To process the fastq file, align the reads on the reference genome, annotate
the alignments with genic, repeat masker and phastCons conservation
information run the following command substituting \<PLACEHOLDER\> with the
appropriate information.

- If you are running on a machine with **more** than 32GB RAM.

clipseqtools-preprocess all \
--adaptor <5_END_ADAPTOR> \
--fastq proteinA/reads.fastq \
--gtf data/hg19/annotation/UCSC_gene_parts_genename.gtf \
--rmsk data/hg19/annotation/rmsk.bed \
--star_genome data/hg19/STAR/index/ \
--phyloP_dir data/hg19/phyloP/ \
--rname_sizes data/hg19/chrom.sizes \
--o_prefix clip/proteinA/ \
-v

- If you are running on a machine with **more** than 16GB RAM.

clipseqtools-preprocess all \
--adaptor <5_END_ADAPTOR> \
--fastq proteinA/reads.fastq \
--gtf data/hg19/annotation/UCSC_gene_parts_genename.gtf \
--rmsk data/hg19/annotation/rmsk.bed \
--star_genome data/hg19/STAR/index-sparsed2/ \
--phyloP_dir data/hg19/phyloP/ \
--rname_sizes data/hg19/chrom.sizes \
--o_prefix clip/proteinA/ \
-v

The command above is doing a lot of things and it's going to take quite some
time. Most likely it will take at least a few hours, so be **patient** and **do
NOT close the terminal**. When it finishes you will find all files required to
run `clipseqtools` in the next step under `clip/proteinA/`.
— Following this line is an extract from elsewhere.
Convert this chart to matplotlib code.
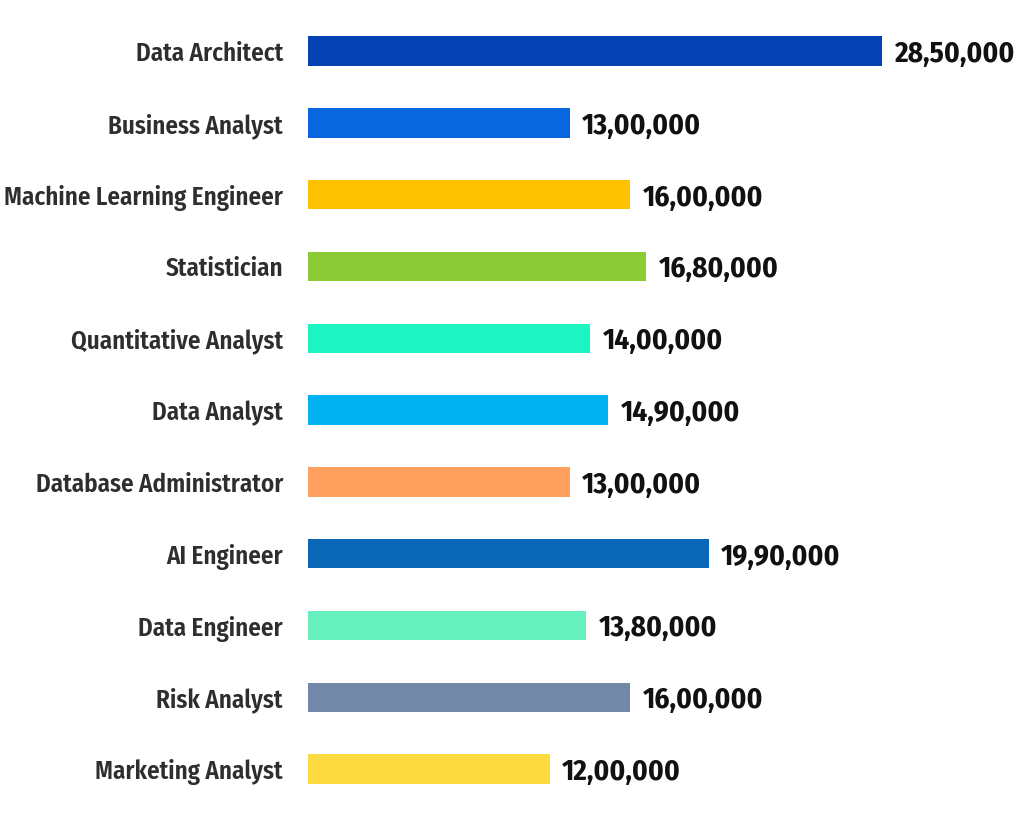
import matplotlib.pyplot as plt

# Roles and salaries (INR), top to bottom as in the chart
roles = ['Data Architect', 'Business Analyst', 'Machine Learning Engineer', 'Statistician',
         'Quantitative Analyst', 'Data Analyst', 'Database Administrator', 'AI Engineer',
         'Data Engineer', 'Risk Analyst', 'Marketing Analyst']
salaries = [2850000, 1300000, 1600000, 1680000, 1400000, 1490000,
            1300000, 1990000, 1380000, 1600000, 1200000]
salary_labels = ['28,50,000', '13,00,000', '16,00,000', '16,80,000', '14,00,000', '14,90,000',
                 '13,00,000', '19,90,000', '13,80,000', '16,00,000', '12,00,000']
colors = ['#0441B3', '#0866DF', '#FFC200', '#8DCB36', '#1CF5C2', '#01B1F1',
          '#FFA05E', '#0A67B8', '#66F0BE', '#7388A8', '#FDDB40']

font = ['Fira Sans Condensed', 'Roboto Condensed', 'Roboto', 'DejaVu Sans']

fig = plt.figure(figsize=(10.24, 8.27), dpi=100)
ax = fig.add_axes([308 / 1024, 0.0266, 702 / 1024, 0.955])

y = list(range(len(roles)))
ax.barh(y, salaries, height=0.41, color=colors)

ax.set_ylim(len(roles) - 0.5, -0.5)
ax.set_xlim(0, 2850000 * 702 / 574)

ax.set_yticks(y)
ax.set_yticklabels(roles, family=font, fontweight='semibold', fontsize=18, color='#2e2e2e')
ax.tick_params(axis='y', length=0, pad=18)
ax.set_xticks([])
for s in ax.spines.values():
    s.set_visible(False)

# value labels at bar ends
for yi, val, lab in zip(y, salaries, salary_labels):
    ax.annotate(lab, (val, yi), xytext=(9, 0), textcoords='offset points',
                ha='left', va='center_baseline', family=font, fontweight='bold',
                fontsize=21, color='#111111')

fig.savefig('out.png', dpi=100, facecolor='white')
## Analyse a library with `clipseqtools`

To run `clipseqtools`.

clipseqtools all \
--database proteinA/reads.adtrim.star_Aligned.out.single.sorted.db \
--gtf data/hg19/annotation/UCSC_gene_parts_genename.gtf \
--rname_sizes data/hg19/chrom.sizes \
--o_prefix clip/proteinA/ \
--plot \
-v

The command above is doing many things and is going to take some time,
probably a few hours so be **patient** and **do NOT close the terminal**. When
it finishes you will find the result files (tables and figures) in
`clip/proteinA/`.

To view the table files (those with .tab extension) you can open them with a
spreadsheet program like MS Excel or copy & paste their content directly into
a spreadsheet.

## Compare two libraries with `clipseqtools-compare`

Assuming you have two libraries on which you have previously run
`clipseqtools` you can now use `clipseqtools-compare` to compare their
results. For simplicity, we assume the two directories containing the
`clipseqtools` results for these two libraries are `clip/proteinA/` and
`clip/proteinB/`. To compare the results for the two libraries run the
following command.

clipseqtools-compare all \
--database clip/proteinA/reads.adtrim.star_Aligned.out.single.sorted.db \
--res_prefix clip/proteinA/ \
--r_database clip/proteinB/reads.adtrim.star_Aligned.out.single.sorted.db \
--r_res_prefix clip/proteinB/ \
--rname_sizes data/hg19/chrom.sizes \
--o_prefix clip/proteinA_vs_B/ \
--plot \
-v

Note that with the above command we are comparing library _proteinA_ against
the **reference** library _proteinB_.

The command is going to take some time so be patient. When it finishes you
will find the result files for the analyses in `clip/proteinA_vs_B/`.

# License
This library is free software and may be distributed under the same terms as perl itself.

This library is distributed in the hope that it will be useful, but **WITHOUT ANY WARRANTY**; without even the implied warranty of merchantability or fitness for a particular purpose.